Police rescue ANOTHER dog from hot car in Plymouth

Published by Emma Cartonat 10:24am 13th August 2019. (Updated at 10:25am 13th August 2019)

Photo: Charles Cross Police Team

Another dog has had to be rescued from a hot car by Devon and Cornwall Police - the second in the space of two weeks.

At the end of July, Plymouth's Charles Cross Policing Team had to smash a window to get the animal out.

Then last Tuesday, officers found a pet suffering from heatstroke at Devil's Point.

In the latest case, the owner had tried to keep the vehicle cool with blankets on the windscreen, windows open and water left out.

However, the pup had to given first aid at the nearby Pets at Home.

What should I do if I see a dog in a car on a hot day?
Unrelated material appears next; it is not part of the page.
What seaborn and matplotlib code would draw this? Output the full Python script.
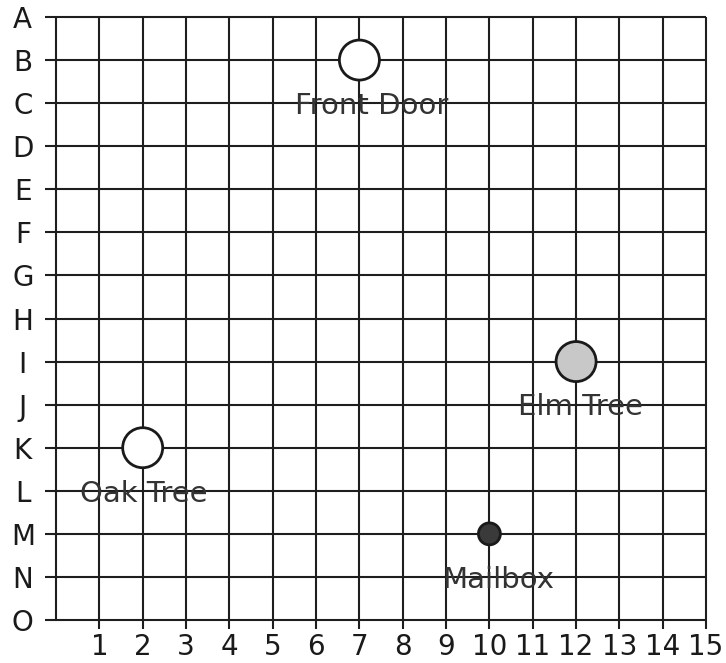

  • In an emergency, it is best to dial 999 and report a dog in a hot car to police. The RSPCA may not be able to attend quickly enough and, with no powers of entry, they would need police assistance at such an incident. If the animal is displaying any sign of heatstroke - such as panting heavily, drooling excessively, is lethargic or uncoordinated, or collapsed and vomiting - call 999 immediately.
  • If the situation becomes critical and police cannot attend, many people's instinct is to break into the car to free the dog. But please be aware that, without proper justification, this could be classed as criminal damage. Make sure you tell the police of your intentions and take photos or footage of the dog as well as names and numbers of witnesses. The law states that you have a lawful excuse to commit damage if you believe that the owner of the property that you damage would consent to the damage if they knew the circumstances.
  • Once removed from the car, move the dog to a shaded/cool area and pour small amounts of cool water over their body. Do not use cold water as this could put the dog into shock. Allow the dog to drink small amounts of cool water. Once the dog is cool take him to the nearest vet as a matter of urgency.
  • If the dog is not displaying signs of heatstroke, establish how long they have been in the car and make a note of the registration. If they are parked outside a business, ask a member of staff to make an announcement of the situation over the tannoy, if possible, and get someone to stay with the dog to monitor its condition.
  • You can call the RSPCA's 24-hour emergency cruelty line on 0300 1234 999 for advice but, if a dog is in danger, dialling 999 should always be the first step.